El artista rehúye de lo preconcebido y detesta la pintura por encargo. Salvo la que hace para los amigos. “Algunos retratos de sus hijos”, es la concesión a manera de regalo. Durante el proceso creativo, sabe cuándo una obra está terminada por un diálogo mental que establece con ella y al que concede el toque de mágico. “Como decía Picasso, los cuadros nunca se terminan, se dejan”.
Sus telas cuelgan en paredes del Reino Unido, Francia, Italia, España- “donde más tengo”-, Venezuela, México y Estados Unidos. De ese último país, una avanzada de marchantes que visitó la XII Bienal de La Habana revisó la carpeta de Martínez Ávila, quien fue seleccionado entre cerca de cuarenta creadores cubanos, de lo que quedaron solo ocho, para tal oferta de mercado.
Al no ser graduado de la academia San Alejandro, su nombre está ausente del registro del creador, del Fondo de Bienes Culturales. Tal limitación le impide exponer en galerías de primer nivel, pero Vladimir Martínez no es el tipo de hombre que se lamenta y cruza los brazos. “Voy a seguir pintando siempre”, promete. Para diciembre es probable que exponga su serie antibélica Gritos en el silencio, pero aún no sabe dónde.
Cuando no pinta, Vladimir dedica tiempo a su hijo de ocho años. Toca tumbadora y también dibuja. Para él prefiere lo primero, la música.
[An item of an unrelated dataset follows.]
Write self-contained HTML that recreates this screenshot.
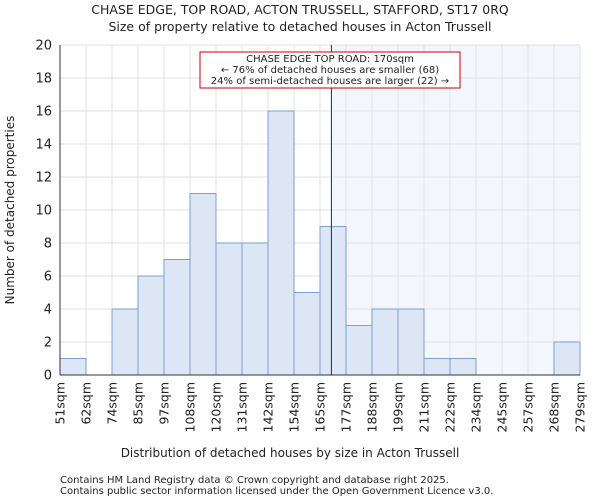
<!DOCTYPE html>
<html><head><meta charset="utf-8"><style>
body{margin:0;background:#fff;font-family:"DejaVu Sans","Liberation Sans",sans-serif;}
svg text{font-family:"DejaVu Sans","Liberation Sans",sans-serif;fill:#222;}
</style></head><body>
<svg id="c" width="600" height="500" viewBox="0 0 600 500">
<text x="300" y="14" text-anchor="middle" font-size="12.5">CHASE EDGE, TOP ROAD, ACTON TRUSSELL, STAFFORD, ST17 0RQ</text>
<text x="300" y="31" text-anchor="middle" font-size="12.5">Size of property relative to detached houses in Acton Trussell</text>
<g id="plot"></g>
<text x="290" y="457" text-anchor="middle" font-size="12">Distribution of detached houses by size in Acton Trussell</text>
<text transform="translate(14,210) rotate(-90)" text-anchor="middle" font-size="12">Number of detached properties</text>
<text x="60" y="483" font-size="10" fill="#555">Contains HM Land Registry data © Crown copyright and database right 2025.</text>
<text x="60" y="494" font-size="10" fill="#555">Contains public sector information licensed under the Open Government Licence v3.0.</text>
</svg>
<script>
const categories=["51sqm","62sqm","74sqm","85sqm","97sqm","108sqm","120sqm","131sqm","142sqm","154sqm","165sqm","177sqm","188sqm","199sqm","211sqm","222sqm","234sqm","245sqm","257sqm","268sqm","279sqm"];
const counts=[1,0,4,6,7,11,8,8,16,5,9,3,4,4,1,1,0,0,0,2];
const yTicks=[0,2,4,6,8,10,12,14,16,18,20];
const markerValue=170;
const binStart=51, binWidth=11.4;
const X0=60,X1=580,Y0=375,Y1=45,yMax=20;
const n=counts.length;
const xs=i=>X0+(X1-X0)*i/n;
const ys=v=>Y0-(Y0-Y1)*v/yMax;
const xv=v=>X0+(X1-X0)*(v-binStart)/(binWidth*n);
const NS="http://www.w3.org/2000/svg";
const g=document.getElementById('plot');
function mk(t,a){const e=document.createElementNS(NS,t);for(const k in a)e.setAttribute(k,a[k]);g.appendChild(e);return e;}
const mx=xv(markerValue);
let e=mk('rect',{x:mx,y:Y1,width:X1-mx,height:Y0-Y1,fill:'#f3f6fd'});


yTicks.forEach(t=>{
 let l=mk('line',{x1:X0,x2:X1,y1:ys(t),y2:ys(t),stroke:'#e2e2e2'});
 
 
 let tx=mk('text',{x:X0-8,y:ys(t)+4.5,'text-anchor':'end','font-size':'13'});
 tx.textContent=t;
 
 
});
for(let i=0;i<=n;i++){
 let l=mk('line',{x1:xs(i),x2:xs(i),y1:Y1,y2:Y0,stroke:'#e2e2e2'});
 
 
}
counts.forEach((c,i)=>{
 if(c<=0)return;
 let r=mk('rect',{x:xs(i),y:ys(c),width:xs(i+1)-xs(i),height:Y0-ys(c),fill:'#dce6f5',stroke:'#7b9fd3','stroke-width':1});
 
 
});
categories.forEach((c,i)=>{
 let x=xs(i);
 let tx=mk('text',{transform:`translate(${x+4.5},382) rotate(-90)`,'text-anchor':'end','font-size':'12.5'});
 tx.textContent=c;
 
 
});
let ax=mk('line',{x1:X0,x2:X0,y1:Y1,y2:Y0,stroke:'#333'});


let ax2=mk('line',{x1:X0,x2:X1,y1:Y0,y2:Y0,stroke:'#333'});


let ml=mk('line',{x1:mx,x2:mx,y1:Y1,y2:Y0,stroke:'#1a2a6c','stroke-width':1});


let bx=mk('rect',{x:200,y:52,width:260,height:36,fill:'#fff',stroke:'#c00','stroke-width':1});


["CHASE EDGE TOP ROAD: 170sqm","← 76% of detached houses are smaller (68)","24% of semi-detached houses are larger (22) →"].forEach((s,i)=>{
 let t=mk('text',{x:330,y:62+i*11,'text-anchor':'middle','font-size':'10'});
 t.textContent=s;
 
 
});
</script>
</body></html>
En algunas noches, los bares costeños son balsámicos, el mejor alivio para el cansancio y el calor sofocante. “Soy fanático a sentarme a la barra y escuchar boleros” y en materia de bebidas, el ron no tiene rival. “Me gustan todos, pero prefiero el Santiago”. Muchas veces se le puede ver hurgando en los tachos de basura o en rastros de desechos domésticos. Es un trabajo sucio que hace personalmente “sin pena ninguna” y son los objetos hallados lo que, muchas veces, tiran de su imaginación plástica. “Una vez encontré un sartén: Lo miré varias veces y me sugirió una idea. Metí una bala dentro de él, que puede verse en uno de mis cuadros”. A una de esas andanzas poco higiénicas, invitó a su padre de visita en La Habana. Emocionado, anunció que de vuelta al terruño contaría la experiencia de este modo: “Esto no lo va a creer nadie… Tú sabes que el hijo mío es un bárbaro. Recoge basura y después la vende en dólares”.